Perceived usefulness: measures the degree to which the participant considers the approach useful.

  • “I learned which kind of code smells I usually introduce in the source code.”

  • “The report pointed out code smells I was not aware of.”

  • “The identified code smells do not make sense.”

  • “The effort required to analyze the report is too high compared to the provided benefits.”

Perceived understandability: measures the effort needed by the subject to understand the approach built or whether the participants will need to exert little effort to understand the relationship with the system concepts.

  • “It was easy for me to understand how the approach works.”

Perceived easiness: measures the degree to which the subject believes that he or she was able to make project decisions easier than without the approach.

  • “It was easy for me to decide to remove the code smell or not, based on the information provided by the tool.”

  • “It was easy for me to identify the code smell.”

  • “After using the tool I was able to remember previous code smells and how to not introduce them anymore.”

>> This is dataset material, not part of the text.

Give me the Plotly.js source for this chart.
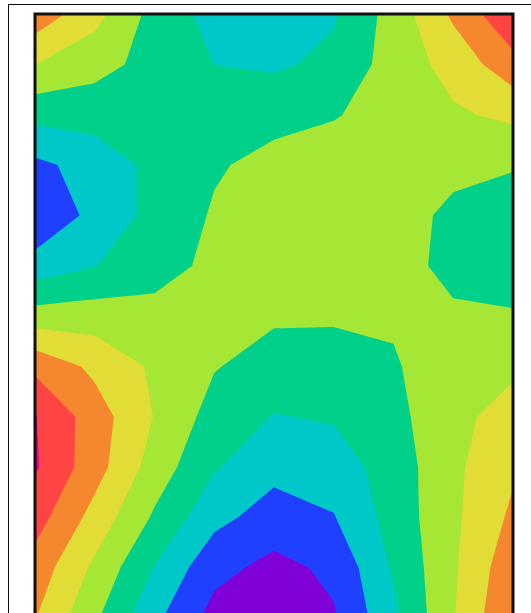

Self-efficacy by applying the technique.

  • “The approach helped me to increase my productivity reducing refactoring time.”

3.2 Data Analysis

For our fist research question (RQ1), we will analyze separately the results for the participants who will install our window tracking tool to calculate the time spent on each window with those who will report the time by manually. Then after statistical tests to check data normality, we will analyze the code smells trend in each commit, to understand the percentage of time spent on the report and on developing.

Q2 will be analyzed first performing a descriptive analysis of the collected data and then with a One-Sample Wilcoxon Signed-Rank test for comparing the obtained medians to the hypothesized median (α = 3). Moreover, to make sure that the statements on the given scale will measure the same underlying assumption, we will perform a reliability test by calculating the Cronbach’s α reliability measure.